February 26, 2026

Our Holy Father Porphyrius, Bishop of Gaza; Blessed Edigna.
Day 11 of the Great Fast.
Sixth Hour – Isaiah 6:1-12; Vespers – Genesis 5:1-24; Proverbs 6:3-20.

Read Genesis 5:1-24

To understand the genealogy in Genesis 5 we need to grasp Genesis 4 and the story of Seth. Immediately before Seth’s genealogy, Scripture says: “At that time men began to call upon the name of the Lord.” Note the clue. This is the story of Rome versus Jerusalem, glamour versus glory, power versus piety. Cain’s descendants build cities, forge tools, and compose music, but we are introduced to Seth’s line identified with corporate worship. This list of what the world sees as little more than obscure names and incredulous longevities is God’s way of telling us that after the loss of the divine likeness, when men were made in the likeness of their fathers, He was preserving a lineage wherein right worship continues, knowledge of God remains, and communion with Him is preserved.

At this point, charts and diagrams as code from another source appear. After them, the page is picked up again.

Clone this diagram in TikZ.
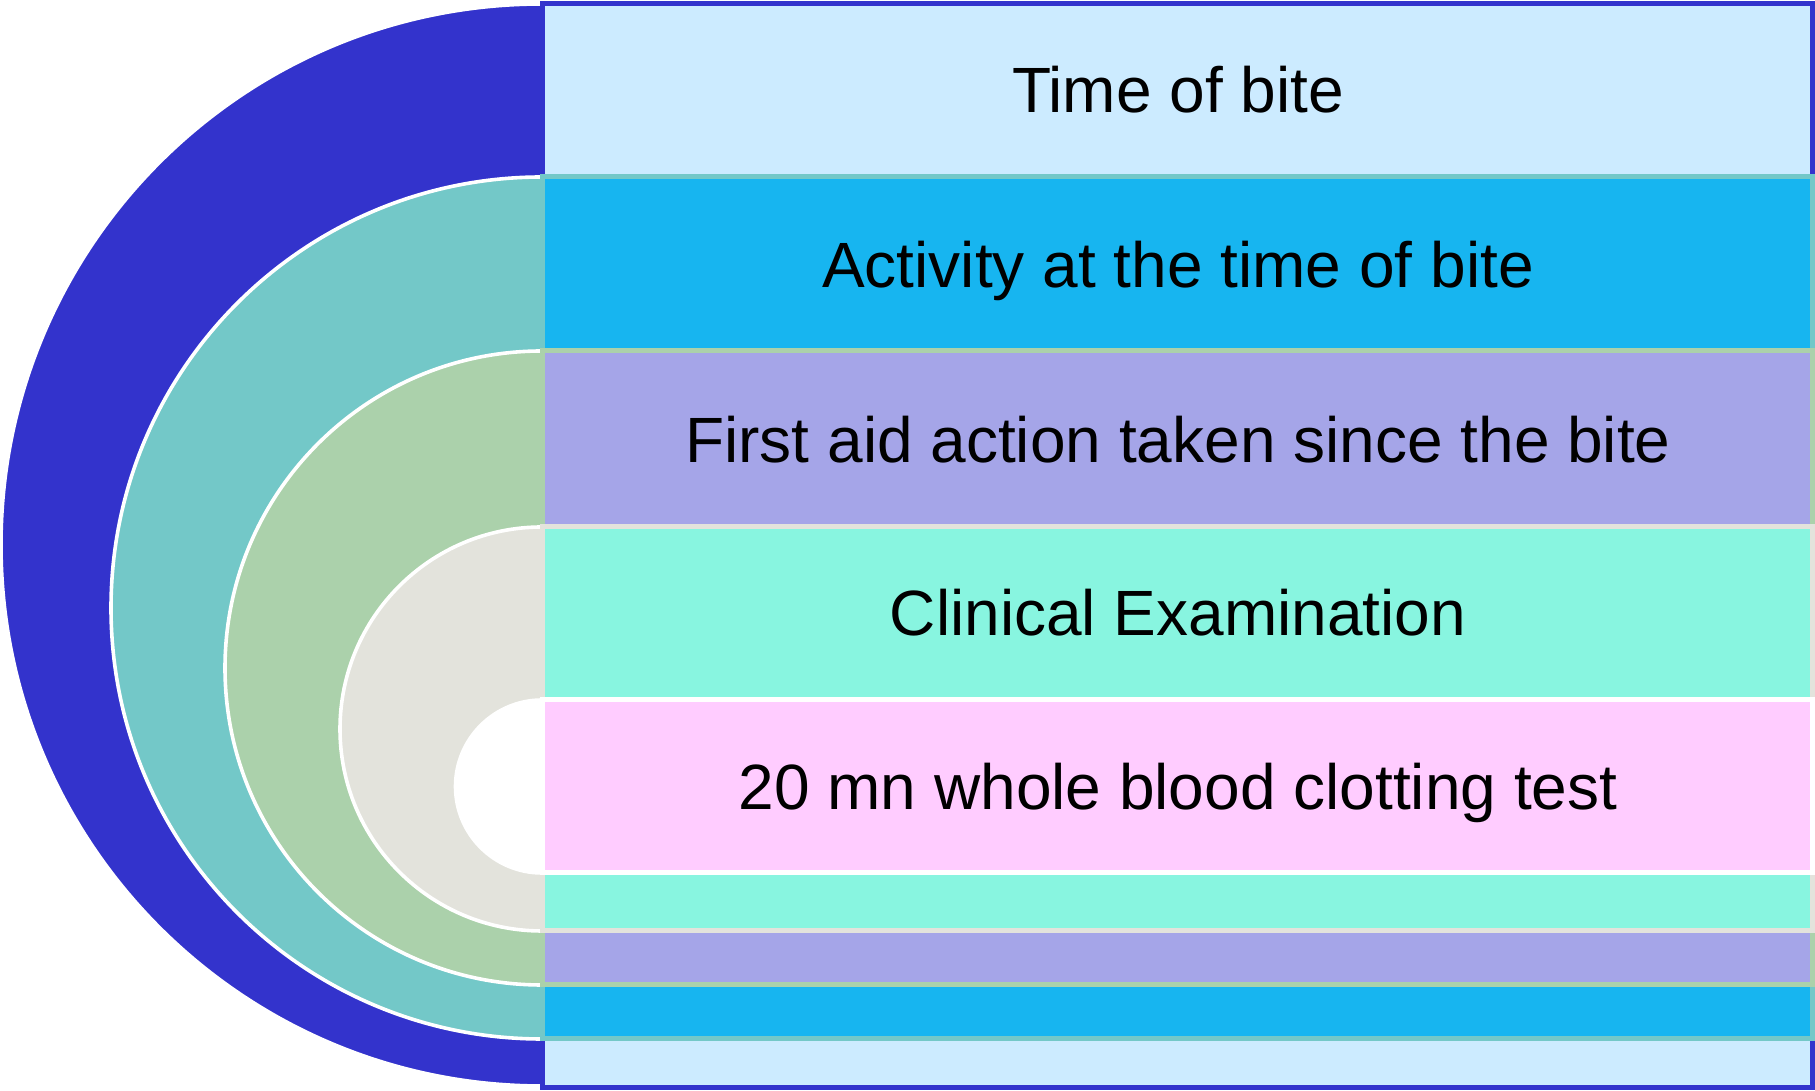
\documentclass[tikz,border=0pt]{standalone}
\usepackage{fontspec}
\setmainfont{Liberation Sans}
\usepackage{tikz}

\definecolor{ringA}{HTML}{3333CC}
\definecolor{ringB}{HTML}{73C8C8}
\definecolor{ringC}{HTML}{ABD1AB}
\definecolor{ringD}{HTML}{E3E3DC}
\definecolor{bandA}{HTML}{CCEBFF}
\definecolor{bandB}{HTML}{17B5F0}
\definecolor{bandC}{HTML}{A5A5E8}
\definecolor{bandD}{HTML}{88F5E0}
\definecolor{bandE}{HTML}{FFCCFF}

\begin{document}
\begin{tikzpicture}[x=0.5pt,y=0.5pt,
                    halfdisc/.style={draw=white,line width=1.8pt},
                    band/.style={line width=2.5pt},
                    bandtext/.style={font=\fontsize{32}{38}\selectfont,text=black,anchor=base}]

  \useasboundingbox (0,0) rectangle (1815,1091);

  % outer level
  \filldraw[halfdisc,fill=ringA] (542,1087) arc (90:270:541) -- cycle;
  \filldraw[band,draw=ringA,fill=bandA] (542,3) rectangle (1812,1087);

  % second level
  \filldraw[halfdisc,fill=ringB] (542,914) arc (90:270:431) -- cycle;
  \filldraw[band,draw=ringB,fill=bandB] (542,52) rectangle (1812,914);

  % third level
  \filldraw[halfdisc,fill=ringC] (542,740) arc (90:270:317) -- cycle;
  \filldraw[band,draw=ringC,fill=bandC] (542,106) rectangle (1812,740);

  % fourth level
  \filldraw[halfdisc,fill=ringD] (542,564) arc (90:270:202) -- cycle;
  \filldraw[band,draw=ringD,fill=bandD] (542,160) rectangle (1812,564);

  % inner level
  \filldraw[halfdisc,fill=white] (542,391) arc (90:270:86.5) -- cycle;
  \filldraw[band,draw=white,fill=bandE] (542,218) rectangle (1812,391);

  \node[bandtext] (bite)     at (1178,978) {Time of bite};
  \node[bandtext] (activity) at (1178,803) {Activity at the time of bite};
  \node[bandtext] (firstaid) at (1178,628) {First aid action taken since the bite};
  \node[bandtext] (clinical) at (1178,455) {Clinical Examination};
  \node[bandtext] (clotting) at (1178,281) {20 mn whole blood clotting test};
\end{tikzpicture}
\end{document}
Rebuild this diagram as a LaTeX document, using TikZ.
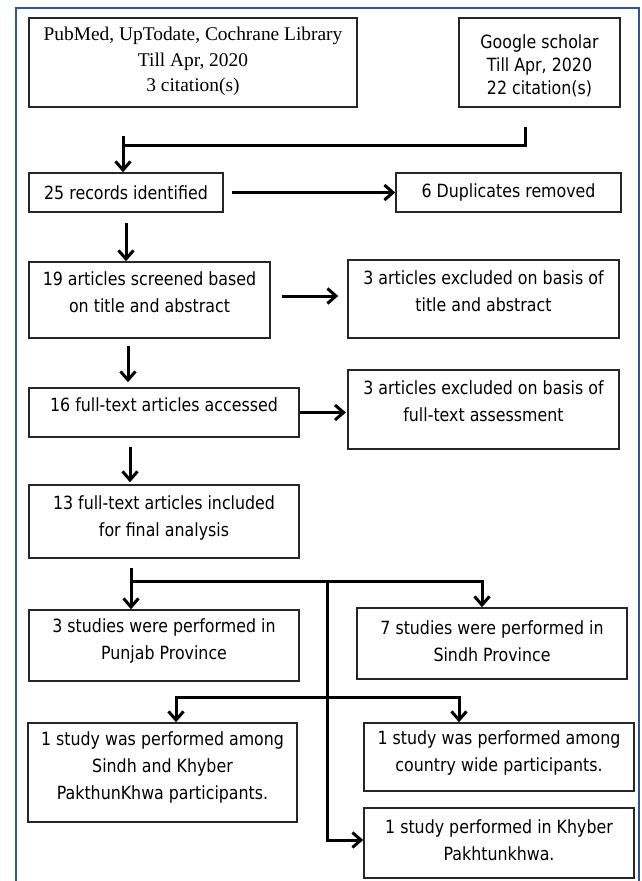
\documentclass[tikz,border=0pt]{standalone}
\usepackage{fontspec}
\setmainfont{Liberation Serif}
\newfontfamily\tahomalike[FakeStretch=0.87]{DejaVu Sans}
\usetikzlibrary{arrows.meta,calc}
\definecolor{framebl}{RGB}{47,85,151}
\tikzset{
  blk/.style={draw=black!85, line width=1.6pt, align=center, inner sep=0pt,
    font=\tahomalike\fontsize{18.2}{27}\selectfont},
  sz/.style 2 args={minimum width=#1pt, minimum height=#2pt},
  lift/.style={text depth=#1pt},
  link/.style={line width=3pt},
  arr/.style={link, -{Straight Barb[length=8.5pt,width=15pt]}},
}

\begin{document}
\begin{tikzpicture}[x=1pt,y=-1pt]
\useasboundingbox (0,0) rectangle (641,881);
\draw[framebl, line width=2pt] (16,895) -- (16,8) -- (639,8) -- (639,895);

\node[blk, sz={328}{89}, lift=6, font=\rmfamily\fontsize{19.4}{25.5}\selectfont] (pubmed) at (193,62.5)
  {PubMed, UpTodate, Cochrane Library\\Till Apr, 2020\\3 citation(s)};
\node[blk, sz={161}{89}, text height=67pt, font=\tahomalike\fontsize{18.2}{23}\selectfont] (scholar) at (539.5,62.5)
  {Google scholar\\Till Apr, 2020\\22 citation(s)};

\node[blk, sz={194}{39}] (records) at (126,192.5) {25 records identified};
\node[blk, sz={225}{39}] (dups) at (508.5,192.5) {6 Duplicates removed};

\node[blk, sz={241}{76}, lift=15] (screen) at (149.5,300) {19 articles screened based\\on title and abstract};
\node[blk, sz={271}{78}, lift=15] (exclTitle) at (483.5,299) {3 articles excluded on basis of\\title and abstract};

\node[blk, sz={270}{49}, lift=15] (fulltext) at (164,412.5) {16 full-text articles accessed};
\node[blk, sz={271}{79}, lift=17] (exclFull) at (483.5,409.5) {3 articles excluded on basis of\\full-text assessment};

\node[blk, sz={270}{73}, lift=11.3] (included) at (164,521.5) {13 full-text articles included\\for final analysis};

\node[blk, sz={270}{71}, lift=13.3] (punjab) at (164,645.5) {3 studies were performed in\\Punjab Province};
\node[blk, sz={270}{71}, lift=5] (sindh) at (492,643.5) {7 studies were performed in\\Sindh Province};

\node[blk, sz={269}{99}, lift=13.3] (sindhkp) at (162.5,772.5) {1 study was performed among\\Sindh and Khyber\\PakthunKhwa participants.};
\node[blk, sz={270}{68}, lift=11.3] (country) at (499,757) {1 study was performed among\\country wide participants.};
\node[blk, sz={270}{70}, lift=6] (kpk) at (499,843) {1 study performed in Khyber\\Pakhtunkhwa.};

% search to records
\coordinate (srcL) at ($(pubmed.south)+(-70,28)$);
\coordinate (srcR) at ($(scholar.south)+(-14.5,19)$);
\draw[link] (srcR) -- ++(0,19) -| (srcL);
\draw[arr] (srcL) -- (srcL |- records.north);

\draw[arr] ($(records.east)+(8,0)$) -- (dups.west);
\draw[arr] ($(records.south)+(0,10)$) -- (records.south |- screen.north);
\draw[arr] ($(screen.east)+(11,-4)$) -- ($(exclTitle.west)+(-9,-3)$);
\draw[arr] ($(screen.south)+(-21.5,7)$) -- ($(fulltext.north)+(-36,-5)$);
\draw[arr] (fulltext.east) -- ($(fulltext.east)+(46,0)$);
\draw[arr] ($(fulltext.south)+(-34,9)$) -- ($(included.north)+(-34,-2)$);

% studies by province
\coordinate (split) at ($(included.south)+(-33,23)$);
\coordinate (hub) at ($(included.south)+(163,23)$);
\coordinate (hub2) at ($(included.south)+(163,139)$);
\draw[link] ($(included.south)+(-33,9)$) -- (split);
\draw[arr] (split) -- (split |- punjab.north);
\draw[arr] (split) -| ($(sindh.north)+(-10,0)$);
\draw[arr] (hub) |- ($(kpk.west)+(0,-3)$);
\draw[arr] (hub2) -| ($(sindhkp.north)+(13.5,0)$);
\draw[arr] (hub2) -| ($(country.north)+(-40,0)$);
\end{tikzpicture}
\end{document}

There are two things we mortals crave: life and community. We and our forefathers were given the outline for attaining these. The closer our world was to God, the more it possessed life. The more we preserve true worship, the more we are part of “God’s Memory,” and the more we obey God, the more we walk with Him. Seth and his line embodies the ideal of life, for which we pine as runners for water, an outflow of liturgical existence (“calling upon the name of the Lord”). Enoch embodies that longing for communion (“walking with God”), an outflow of good moral living.

Genesis 5 is not there to satisfy curiosity about ancient ages. It teaches what makes a life long in the only sense that matters. The world keeps its archives in marble; God keeps His in worship. To call upon the Name is to enter His memory; to walk with Him is to enter His friendship. Cain seeks community without God and loses life; Seth seeks God and finds both. Choose the stronger city.